(Entries from a dataset)
※ ※ ※
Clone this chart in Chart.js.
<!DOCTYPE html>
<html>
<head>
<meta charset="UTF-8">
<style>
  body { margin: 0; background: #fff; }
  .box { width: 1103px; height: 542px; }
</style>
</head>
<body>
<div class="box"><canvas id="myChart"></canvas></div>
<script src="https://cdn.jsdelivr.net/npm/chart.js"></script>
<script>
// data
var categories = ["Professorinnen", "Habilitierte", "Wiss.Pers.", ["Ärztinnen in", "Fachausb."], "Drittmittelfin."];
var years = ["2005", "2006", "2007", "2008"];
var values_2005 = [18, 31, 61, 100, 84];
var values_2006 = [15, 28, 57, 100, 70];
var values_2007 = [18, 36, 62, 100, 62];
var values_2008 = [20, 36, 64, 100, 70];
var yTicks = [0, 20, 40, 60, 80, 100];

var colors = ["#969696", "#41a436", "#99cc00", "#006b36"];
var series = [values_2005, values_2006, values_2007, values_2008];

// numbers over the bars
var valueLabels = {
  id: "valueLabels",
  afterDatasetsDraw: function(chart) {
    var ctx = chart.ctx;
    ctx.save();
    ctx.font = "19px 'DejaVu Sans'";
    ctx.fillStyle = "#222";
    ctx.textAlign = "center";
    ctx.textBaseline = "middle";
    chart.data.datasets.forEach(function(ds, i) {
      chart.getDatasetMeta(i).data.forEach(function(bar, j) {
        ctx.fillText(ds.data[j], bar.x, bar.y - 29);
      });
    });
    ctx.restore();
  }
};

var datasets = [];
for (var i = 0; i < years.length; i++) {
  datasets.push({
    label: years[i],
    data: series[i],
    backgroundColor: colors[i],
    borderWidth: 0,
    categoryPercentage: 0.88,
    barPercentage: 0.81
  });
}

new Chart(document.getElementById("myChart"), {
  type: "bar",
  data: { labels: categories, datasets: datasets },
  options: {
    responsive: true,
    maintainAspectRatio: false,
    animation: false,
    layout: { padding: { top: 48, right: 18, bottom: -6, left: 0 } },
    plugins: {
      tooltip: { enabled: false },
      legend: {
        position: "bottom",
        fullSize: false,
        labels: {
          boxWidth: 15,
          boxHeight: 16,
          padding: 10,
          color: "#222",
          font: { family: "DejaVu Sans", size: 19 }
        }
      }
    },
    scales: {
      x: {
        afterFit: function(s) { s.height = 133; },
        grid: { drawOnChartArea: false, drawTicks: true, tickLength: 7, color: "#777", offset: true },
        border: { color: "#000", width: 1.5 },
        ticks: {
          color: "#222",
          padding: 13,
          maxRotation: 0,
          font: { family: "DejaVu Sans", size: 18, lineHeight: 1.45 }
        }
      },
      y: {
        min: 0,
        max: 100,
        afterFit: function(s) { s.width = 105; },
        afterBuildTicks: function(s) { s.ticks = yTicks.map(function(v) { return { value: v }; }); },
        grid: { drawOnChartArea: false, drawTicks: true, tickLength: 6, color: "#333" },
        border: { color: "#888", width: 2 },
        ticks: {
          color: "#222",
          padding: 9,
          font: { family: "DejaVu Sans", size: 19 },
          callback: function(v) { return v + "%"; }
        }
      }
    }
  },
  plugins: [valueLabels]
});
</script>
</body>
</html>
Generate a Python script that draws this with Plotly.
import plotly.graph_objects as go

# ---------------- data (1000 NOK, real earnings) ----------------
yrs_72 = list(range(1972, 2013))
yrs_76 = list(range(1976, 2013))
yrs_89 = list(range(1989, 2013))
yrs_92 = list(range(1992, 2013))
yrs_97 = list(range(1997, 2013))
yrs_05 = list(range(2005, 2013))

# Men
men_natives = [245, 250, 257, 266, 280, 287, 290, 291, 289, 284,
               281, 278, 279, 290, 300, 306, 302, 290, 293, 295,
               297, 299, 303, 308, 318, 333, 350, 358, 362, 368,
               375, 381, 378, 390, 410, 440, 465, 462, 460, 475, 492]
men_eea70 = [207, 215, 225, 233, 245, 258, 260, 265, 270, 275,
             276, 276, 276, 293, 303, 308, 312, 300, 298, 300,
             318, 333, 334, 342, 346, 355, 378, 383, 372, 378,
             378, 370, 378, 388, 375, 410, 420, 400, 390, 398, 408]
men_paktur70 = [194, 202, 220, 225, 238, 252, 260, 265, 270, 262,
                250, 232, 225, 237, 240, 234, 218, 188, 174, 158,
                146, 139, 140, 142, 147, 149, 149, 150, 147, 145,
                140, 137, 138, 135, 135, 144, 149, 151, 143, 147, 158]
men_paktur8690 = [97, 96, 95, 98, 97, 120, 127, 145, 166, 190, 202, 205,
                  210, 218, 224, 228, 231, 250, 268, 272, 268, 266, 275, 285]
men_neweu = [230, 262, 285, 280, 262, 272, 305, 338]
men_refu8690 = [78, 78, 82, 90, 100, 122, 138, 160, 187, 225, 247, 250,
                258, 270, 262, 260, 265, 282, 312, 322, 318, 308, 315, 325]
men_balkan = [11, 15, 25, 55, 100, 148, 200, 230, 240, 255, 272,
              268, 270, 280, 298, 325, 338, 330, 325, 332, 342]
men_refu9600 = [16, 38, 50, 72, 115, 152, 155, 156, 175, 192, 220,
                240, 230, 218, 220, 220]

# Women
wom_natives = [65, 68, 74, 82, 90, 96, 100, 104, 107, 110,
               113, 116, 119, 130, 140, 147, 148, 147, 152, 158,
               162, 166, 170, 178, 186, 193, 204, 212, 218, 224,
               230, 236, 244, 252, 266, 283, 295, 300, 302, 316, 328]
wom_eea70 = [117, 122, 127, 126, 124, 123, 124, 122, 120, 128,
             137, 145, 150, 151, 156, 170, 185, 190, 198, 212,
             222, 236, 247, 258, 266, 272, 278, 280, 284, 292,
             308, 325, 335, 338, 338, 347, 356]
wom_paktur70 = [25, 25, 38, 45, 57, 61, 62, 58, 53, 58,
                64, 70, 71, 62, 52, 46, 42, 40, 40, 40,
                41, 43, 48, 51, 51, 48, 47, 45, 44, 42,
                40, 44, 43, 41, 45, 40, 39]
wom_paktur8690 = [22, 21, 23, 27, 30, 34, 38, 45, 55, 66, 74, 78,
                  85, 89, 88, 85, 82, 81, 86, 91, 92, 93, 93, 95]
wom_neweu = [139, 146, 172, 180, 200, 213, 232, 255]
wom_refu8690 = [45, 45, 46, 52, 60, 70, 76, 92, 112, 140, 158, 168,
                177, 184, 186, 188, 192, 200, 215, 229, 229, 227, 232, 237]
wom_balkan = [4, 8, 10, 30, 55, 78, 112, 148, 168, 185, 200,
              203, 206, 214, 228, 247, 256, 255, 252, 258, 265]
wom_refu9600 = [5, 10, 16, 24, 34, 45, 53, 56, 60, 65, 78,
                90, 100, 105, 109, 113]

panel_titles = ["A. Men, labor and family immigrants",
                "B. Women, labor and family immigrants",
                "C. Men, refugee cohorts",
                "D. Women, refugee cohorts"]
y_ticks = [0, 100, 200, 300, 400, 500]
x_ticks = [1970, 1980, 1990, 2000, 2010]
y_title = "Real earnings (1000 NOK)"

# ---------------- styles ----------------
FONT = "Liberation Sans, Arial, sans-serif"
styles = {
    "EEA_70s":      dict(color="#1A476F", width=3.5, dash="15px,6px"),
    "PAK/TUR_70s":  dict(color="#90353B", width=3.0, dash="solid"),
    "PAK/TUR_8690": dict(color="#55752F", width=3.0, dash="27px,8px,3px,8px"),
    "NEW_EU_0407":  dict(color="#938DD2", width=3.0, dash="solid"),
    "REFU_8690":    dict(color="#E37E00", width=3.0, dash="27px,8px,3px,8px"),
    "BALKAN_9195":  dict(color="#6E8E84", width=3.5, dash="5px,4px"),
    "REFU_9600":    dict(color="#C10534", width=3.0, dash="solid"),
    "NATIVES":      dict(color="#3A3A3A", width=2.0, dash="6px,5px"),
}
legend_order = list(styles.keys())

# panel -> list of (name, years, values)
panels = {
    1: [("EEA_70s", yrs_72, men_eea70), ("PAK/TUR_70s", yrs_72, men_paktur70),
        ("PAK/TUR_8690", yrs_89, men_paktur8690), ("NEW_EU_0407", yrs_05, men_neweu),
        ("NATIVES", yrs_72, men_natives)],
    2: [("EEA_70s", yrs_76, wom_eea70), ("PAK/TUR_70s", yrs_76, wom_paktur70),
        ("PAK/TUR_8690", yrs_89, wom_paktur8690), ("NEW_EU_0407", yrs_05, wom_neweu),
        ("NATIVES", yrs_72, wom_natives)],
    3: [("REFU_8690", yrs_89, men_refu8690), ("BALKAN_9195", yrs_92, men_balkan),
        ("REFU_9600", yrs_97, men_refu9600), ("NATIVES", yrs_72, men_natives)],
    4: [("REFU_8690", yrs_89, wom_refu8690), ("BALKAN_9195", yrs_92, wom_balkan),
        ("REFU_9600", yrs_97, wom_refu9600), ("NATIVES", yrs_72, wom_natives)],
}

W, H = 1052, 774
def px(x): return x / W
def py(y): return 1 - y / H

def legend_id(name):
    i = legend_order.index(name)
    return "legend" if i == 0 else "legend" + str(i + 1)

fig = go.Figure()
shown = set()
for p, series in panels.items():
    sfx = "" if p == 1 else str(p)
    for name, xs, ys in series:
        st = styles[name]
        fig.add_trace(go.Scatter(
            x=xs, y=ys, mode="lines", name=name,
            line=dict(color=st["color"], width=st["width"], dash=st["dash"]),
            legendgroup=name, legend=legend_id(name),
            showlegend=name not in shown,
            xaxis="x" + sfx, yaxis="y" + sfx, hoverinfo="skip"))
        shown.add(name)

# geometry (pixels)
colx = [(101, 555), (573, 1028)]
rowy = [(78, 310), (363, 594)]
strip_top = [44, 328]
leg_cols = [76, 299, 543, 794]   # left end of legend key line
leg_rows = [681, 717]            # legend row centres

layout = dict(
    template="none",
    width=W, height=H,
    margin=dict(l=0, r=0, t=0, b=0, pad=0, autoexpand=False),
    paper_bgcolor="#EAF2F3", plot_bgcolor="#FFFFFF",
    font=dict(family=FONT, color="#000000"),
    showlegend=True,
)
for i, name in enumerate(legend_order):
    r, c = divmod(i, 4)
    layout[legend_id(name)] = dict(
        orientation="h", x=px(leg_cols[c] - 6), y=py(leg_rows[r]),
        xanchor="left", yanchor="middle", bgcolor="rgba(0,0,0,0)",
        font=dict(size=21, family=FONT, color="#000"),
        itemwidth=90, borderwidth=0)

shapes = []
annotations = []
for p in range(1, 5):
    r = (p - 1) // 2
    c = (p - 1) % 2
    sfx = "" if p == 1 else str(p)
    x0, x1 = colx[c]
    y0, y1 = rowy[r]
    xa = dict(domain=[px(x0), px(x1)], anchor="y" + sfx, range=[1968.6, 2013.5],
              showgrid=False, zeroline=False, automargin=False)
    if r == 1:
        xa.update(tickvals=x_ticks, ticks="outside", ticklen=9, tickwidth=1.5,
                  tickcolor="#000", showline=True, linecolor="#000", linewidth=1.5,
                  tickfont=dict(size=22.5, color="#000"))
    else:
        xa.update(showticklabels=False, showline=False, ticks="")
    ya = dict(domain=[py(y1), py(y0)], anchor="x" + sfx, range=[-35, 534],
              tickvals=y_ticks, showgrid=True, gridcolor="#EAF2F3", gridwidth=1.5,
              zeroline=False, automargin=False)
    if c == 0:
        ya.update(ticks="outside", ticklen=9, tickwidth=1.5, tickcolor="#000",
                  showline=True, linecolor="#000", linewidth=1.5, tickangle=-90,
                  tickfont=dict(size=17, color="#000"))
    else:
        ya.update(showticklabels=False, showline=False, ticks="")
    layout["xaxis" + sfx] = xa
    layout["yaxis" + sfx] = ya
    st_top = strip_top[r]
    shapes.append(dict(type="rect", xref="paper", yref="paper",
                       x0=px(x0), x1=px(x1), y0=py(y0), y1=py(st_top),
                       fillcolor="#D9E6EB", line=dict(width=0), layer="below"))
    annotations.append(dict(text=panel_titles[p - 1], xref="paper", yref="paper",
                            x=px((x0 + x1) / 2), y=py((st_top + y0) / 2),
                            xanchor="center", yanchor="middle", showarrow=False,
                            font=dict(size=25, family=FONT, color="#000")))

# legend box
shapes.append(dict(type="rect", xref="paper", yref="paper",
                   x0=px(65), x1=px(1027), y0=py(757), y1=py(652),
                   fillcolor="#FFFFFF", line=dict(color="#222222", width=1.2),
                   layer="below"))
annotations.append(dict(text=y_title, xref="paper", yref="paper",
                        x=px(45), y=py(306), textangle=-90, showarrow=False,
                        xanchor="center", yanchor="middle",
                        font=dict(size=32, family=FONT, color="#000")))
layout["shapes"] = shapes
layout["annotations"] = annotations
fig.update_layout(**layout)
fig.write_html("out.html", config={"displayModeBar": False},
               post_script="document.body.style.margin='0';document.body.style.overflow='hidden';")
※ ※ ※
- Aim of the task
Filter the records above and return every line that holds the word "this".

- Task answer
Clone this chart in Chart.js.
Generate a Python script that draws this with Plotly.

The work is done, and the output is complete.